* [Given data]:
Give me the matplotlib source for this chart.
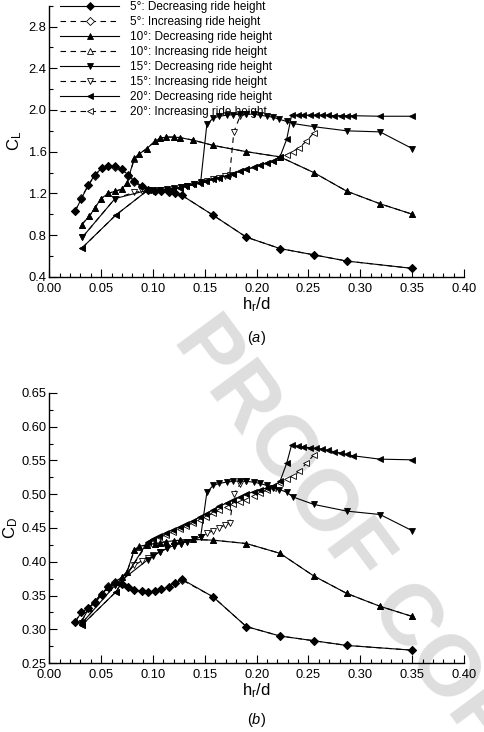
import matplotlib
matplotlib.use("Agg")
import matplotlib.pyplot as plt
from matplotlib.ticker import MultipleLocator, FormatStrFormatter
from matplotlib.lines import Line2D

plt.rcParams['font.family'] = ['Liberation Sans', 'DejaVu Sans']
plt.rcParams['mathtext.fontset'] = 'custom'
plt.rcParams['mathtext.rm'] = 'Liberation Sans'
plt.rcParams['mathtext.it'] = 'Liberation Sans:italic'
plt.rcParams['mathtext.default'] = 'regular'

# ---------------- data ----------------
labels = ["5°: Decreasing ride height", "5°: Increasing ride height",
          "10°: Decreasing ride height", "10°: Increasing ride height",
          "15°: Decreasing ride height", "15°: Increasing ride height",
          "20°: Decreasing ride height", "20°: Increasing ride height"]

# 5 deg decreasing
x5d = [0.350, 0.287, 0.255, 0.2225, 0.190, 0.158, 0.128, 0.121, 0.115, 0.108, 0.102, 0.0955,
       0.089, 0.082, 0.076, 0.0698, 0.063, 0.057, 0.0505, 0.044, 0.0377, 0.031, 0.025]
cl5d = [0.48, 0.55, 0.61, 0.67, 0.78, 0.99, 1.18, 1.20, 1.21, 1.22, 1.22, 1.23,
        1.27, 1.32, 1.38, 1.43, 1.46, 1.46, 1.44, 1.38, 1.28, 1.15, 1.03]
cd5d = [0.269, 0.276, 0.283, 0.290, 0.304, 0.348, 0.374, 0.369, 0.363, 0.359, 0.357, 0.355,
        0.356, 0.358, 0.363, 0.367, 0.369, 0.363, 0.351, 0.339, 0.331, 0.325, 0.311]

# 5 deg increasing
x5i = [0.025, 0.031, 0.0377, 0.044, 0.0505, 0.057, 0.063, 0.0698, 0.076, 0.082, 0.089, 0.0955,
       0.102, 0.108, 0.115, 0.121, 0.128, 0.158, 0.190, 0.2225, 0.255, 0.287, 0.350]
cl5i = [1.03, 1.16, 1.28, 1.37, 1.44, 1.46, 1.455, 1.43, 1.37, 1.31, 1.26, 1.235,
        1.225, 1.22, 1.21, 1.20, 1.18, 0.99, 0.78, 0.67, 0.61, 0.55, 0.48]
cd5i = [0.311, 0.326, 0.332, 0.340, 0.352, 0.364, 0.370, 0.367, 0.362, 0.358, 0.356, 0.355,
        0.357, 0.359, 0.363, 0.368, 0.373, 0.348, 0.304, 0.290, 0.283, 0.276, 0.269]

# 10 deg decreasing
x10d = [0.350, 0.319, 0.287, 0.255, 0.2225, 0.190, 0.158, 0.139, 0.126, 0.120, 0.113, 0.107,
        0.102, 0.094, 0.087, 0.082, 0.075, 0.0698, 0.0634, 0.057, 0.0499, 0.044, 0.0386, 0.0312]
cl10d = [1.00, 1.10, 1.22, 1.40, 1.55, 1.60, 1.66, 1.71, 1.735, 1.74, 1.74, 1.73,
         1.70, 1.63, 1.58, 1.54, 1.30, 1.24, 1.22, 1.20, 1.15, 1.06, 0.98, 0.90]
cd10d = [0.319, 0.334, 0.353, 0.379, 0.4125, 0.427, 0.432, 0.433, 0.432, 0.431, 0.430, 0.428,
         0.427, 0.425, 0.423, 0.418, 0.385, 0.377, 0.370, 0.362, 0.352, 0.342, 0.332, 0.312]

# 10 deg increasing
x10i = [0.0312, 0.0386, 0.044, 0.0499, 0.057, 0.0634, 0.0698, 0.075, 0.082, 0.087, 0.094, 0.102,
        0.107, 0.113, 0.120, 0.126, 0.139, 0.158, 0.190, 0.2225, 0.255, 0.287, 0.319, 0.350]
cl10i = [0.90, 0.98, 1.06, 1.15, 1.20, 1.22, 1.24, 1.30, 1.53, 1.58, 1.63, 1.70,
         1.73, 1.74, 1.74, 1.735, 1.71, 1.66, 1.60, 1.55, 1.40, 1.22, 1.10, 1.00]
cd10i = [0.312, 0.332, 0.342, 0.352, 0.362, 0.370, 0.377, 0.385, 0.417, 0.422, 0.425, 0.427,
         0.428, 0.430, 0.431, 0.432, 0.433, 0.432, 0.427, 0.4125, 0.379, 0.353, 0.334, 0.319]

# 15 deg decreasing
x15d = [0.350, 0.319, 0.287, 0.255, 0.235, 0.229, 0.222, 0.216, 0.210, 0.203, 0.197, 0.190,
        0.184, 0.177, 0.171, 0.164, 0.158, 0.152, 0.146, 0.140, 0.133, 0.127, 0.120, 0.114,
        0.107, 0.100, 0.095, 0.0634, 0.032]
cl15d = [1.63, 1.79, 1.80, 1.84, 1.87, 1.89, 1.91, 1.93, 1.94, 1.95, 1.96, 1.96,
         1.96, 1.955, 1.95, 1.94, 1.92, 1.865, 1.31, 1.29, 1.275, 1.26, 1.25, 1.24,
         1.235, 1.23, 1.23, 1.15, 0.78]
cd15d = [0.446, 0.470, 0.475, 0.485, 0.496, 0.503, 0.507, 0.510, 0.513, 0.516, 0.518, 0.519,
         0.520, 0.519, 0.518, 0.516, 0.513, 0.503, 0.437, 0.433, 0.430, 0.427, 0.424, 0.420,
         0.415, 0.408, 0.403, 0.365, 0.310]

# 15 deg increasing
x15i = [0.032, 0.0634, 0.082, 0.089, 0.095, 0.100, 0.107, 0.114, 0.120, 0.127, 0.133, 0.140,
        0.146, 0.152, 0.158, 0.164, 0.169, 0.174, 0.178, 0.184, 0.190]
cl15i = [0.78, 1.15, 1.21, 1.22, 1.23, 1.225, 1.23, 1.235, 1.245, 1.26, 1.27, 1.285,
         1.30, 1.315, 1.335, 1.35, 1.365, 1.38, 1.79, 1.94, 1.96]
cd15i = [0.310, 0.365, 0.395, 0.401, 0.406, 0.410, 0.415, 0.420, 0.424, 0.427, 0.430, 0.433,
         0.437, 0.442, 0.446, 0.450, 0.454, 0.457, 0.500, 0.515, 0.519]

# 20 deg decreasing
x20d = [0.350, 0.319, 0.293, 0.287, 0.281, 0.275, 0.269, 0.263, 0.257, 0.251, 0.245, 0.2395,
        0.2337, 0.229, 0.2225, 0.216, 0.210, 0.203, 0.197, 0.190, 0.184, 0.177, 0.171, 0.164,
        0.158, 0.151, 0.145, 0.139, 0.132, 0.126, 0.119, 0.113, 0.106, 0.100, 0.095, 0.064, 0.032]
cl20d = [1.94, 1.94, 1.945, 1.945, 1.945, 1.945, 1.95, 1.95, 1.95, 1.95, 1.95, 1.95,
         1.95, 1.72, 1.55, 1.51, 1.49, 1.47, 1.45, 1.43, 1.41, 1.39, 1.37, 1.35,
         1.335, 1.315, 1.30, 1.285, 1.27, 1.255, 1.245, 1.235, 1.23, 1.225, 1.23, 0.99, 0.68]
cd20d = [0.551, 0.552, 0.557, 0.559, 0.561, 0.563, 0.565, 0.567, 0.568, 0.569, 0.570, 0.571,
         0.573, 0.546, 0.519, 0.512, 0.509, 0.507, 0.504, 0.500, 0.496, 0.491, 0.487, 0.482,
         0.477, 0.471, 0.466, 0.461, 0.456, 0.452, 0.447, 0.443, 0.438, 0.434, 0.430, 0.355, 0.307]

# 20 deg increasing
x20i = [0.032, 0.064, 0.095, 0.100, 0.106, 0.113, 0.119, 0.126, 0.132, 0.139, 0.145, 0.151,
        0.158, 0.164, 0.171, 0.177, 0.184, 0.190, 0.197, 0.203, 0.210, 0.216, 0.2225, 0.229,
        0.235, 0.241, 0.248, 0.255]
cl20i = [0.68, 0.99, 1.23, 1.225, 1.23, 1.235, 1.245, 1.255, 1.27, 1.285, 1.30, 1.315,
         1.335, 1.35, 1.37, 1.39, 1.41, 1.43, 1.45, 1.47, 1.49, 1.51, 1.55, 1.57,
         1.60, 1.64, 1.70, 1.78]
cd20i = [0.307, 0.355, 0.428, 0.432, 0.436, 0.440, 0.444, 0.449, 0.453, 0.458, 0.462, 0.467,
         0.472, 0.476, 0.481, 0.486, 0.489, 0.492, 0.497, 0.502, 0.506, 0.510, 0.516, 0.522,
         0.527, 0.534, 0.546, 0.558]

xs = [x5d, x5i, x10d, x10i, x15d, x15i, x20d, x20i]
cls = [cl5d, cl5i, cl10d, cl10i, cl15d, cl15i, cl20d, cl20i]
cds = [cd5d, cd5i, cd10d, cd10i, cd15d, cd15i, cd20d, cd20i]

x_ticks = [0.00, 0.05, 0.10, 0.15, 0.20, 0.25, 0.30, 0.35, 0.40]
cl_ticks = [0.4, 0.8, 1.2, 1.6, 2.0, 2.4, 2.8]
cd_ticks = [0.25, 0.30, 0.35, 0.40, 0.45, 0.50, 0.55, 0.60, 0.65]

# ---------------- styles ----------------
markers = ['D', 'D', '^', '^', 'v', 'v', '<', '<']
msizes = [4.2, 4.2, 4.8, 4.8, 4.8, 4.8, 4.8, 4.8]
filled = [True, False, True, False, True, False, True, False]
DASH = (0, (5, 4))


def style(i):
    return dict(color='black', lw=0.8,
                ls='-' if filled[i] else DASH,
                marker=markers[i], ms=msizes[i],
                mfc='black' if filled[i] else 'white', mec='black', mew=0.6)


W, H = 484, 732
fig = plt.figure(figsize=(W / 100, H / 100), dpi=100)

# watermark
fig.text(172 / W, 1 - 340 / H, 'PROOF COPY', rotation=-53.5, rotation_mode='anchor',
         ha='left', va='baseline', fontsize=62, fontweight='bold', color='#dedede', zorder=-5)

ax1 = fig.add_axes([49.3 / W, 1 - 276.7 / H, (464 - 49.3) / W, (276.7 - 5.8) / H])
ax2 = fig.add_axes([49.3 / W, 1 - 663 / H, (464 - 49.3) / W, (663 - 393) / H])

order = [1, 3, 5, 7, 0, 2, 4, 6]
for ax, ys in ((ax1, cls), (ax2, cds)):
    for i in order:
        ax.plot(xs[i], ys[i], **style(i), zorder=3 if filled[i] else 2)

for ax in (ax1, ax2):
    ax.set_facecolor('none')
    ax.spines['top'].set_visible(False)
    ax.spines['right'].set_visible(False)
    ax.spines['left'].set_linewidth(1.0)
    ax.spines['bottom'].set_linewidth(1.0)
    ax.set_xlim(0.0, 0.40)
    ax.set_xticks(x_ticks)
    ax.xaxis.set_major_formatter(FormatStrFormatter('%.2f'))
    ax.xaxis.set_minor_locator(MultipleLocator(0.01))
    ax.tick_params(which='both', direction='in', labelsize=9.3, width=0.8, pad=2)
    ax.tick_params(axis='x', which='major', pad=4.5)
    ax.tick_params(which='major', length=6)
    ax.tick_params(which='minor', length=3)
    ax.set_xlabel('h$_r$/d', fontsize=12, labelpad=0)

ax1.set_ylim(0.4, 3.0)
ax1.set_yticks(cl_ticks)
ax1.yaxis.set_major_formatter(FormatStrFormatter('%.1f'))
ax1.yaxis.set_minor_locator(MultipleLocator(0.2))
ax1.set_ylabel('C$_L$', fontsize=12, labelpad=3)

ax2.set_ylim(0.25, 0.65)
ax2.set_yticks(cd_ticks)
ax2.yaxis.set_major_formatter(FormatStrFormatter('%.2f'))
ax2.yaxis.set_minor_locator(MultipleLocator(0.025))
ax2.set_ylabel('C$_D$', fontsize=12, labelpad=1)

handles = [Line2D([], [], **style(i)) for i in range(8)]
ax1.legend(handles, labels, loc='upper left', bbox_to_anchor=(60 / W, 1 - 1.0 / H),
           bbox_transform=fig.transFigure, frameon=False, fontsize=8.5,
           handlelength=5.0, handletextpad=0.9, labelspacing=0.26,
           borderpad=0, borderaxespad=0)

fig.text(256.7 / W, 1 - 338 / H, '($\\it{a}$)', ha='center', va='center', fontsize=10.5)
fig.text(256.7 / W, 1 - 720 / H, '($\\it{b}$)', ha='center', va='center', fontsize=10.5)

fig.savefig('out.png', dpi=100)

* [Given instruction]: From the opening line of the listing above through the line bearing "0.283, 0.276, 0.269]", repeat each line exactly. Drop every picture.

* [Task solution]:
Give me the matplotlib source for this chart.
import matplotlib
matplotlib.use("Agg")
import matplotlib.pyplot as plt
from matplotlib.ticker import MultipleLocator, FormatStrFormatter
from matplotlib.lines import Line2D

plt.rcParams['font.family'] = ['Liberation Sans', 'DejaVu Sans']
plt.rcParams['mathtext.fontset'] = 'custom'
plt.rcParams['mathtext.rm'] = 'Liberation Sans'
plt.rcParams['mathtext.it'] = 'Liberation Sans:italic'
plt.rcParams['mathtext.default'] = 'regular'

# ---------------- data ----------------
labels = ["5°: Decreasing ride height", "5°: Increasing ride height",
          "10°: Decreasing ride height", "10°: Increasing ride height",
          "15°: Decreasing ride height", "15°: Increasing ride height",
          "20°: Decreasing ride height", "20°: Increasing ride height"]

# 5 deg decreasing
x5d = [0.350, 0.287, 0.255, 0.2225, 0.190, 0.158, 0.128, 0.121, 0.115, 0.108, 0.102, 0.0955,
       0.089, 0.082, 0.076, 0.0698, 0.063, 0.057, 0.0505, 0.044, 0.0377, 0.031, 0.025]
cl5d = [0.48, 0.55, 0.61, 0.67, 0.78, 0.99, 1.18, 1.20, 1.21, 1.22, 1.22, 1.23,
        1.27, 1.32, 1.38, 1.43, 1.46, 1.46, 1.44, 1.38, 1.28, 1.15, 1.03]
cd5d = [0.269, 0.276, 0.283, 0.290, 0.304, 0.348, 0.374, 0.369, 0.363, 0.359, 0.357, 0.355,
        0.356, 0.358, 0.363, 0.367, 0.369, 0.363, 0.351, 0.339, 0.331, 0.325, 0.311]

# 5 deg increasing
x5i = [0.025, 0.031, 0.0377, 0.044, 0.0505, 0.057, 0.063, 0.0698, 0.076, 0.082, 0.089, 0.0955,
       0.102, 0.108, 0.115, 0.121, 0.128, 0.158, 0.190, 0.2225, 0.255, 0.287, 0.350]
cl5i = [1.03, 1.16, 1.28, 1.37, 1.44, 1.46, 1.455, 1.43, 1.37, 1.31, 1.26, 1.235,
        1.225, 1.22, 1.21, 1.20, 1.18, 0.99, 0.78, 0.67, 0.61, 0.55, 0.48]
cd5i = [0.311, 0.326, 0.332, 0.340, 0.352, 0.364, 0.370, 0.367, 0.362, 0.358, 0.356, 0.355,
        0.357, 0.359, 0.363, 0.368, 0.373, 0.348, 0.304, 0.290, 0.283, 0.276, 0.269]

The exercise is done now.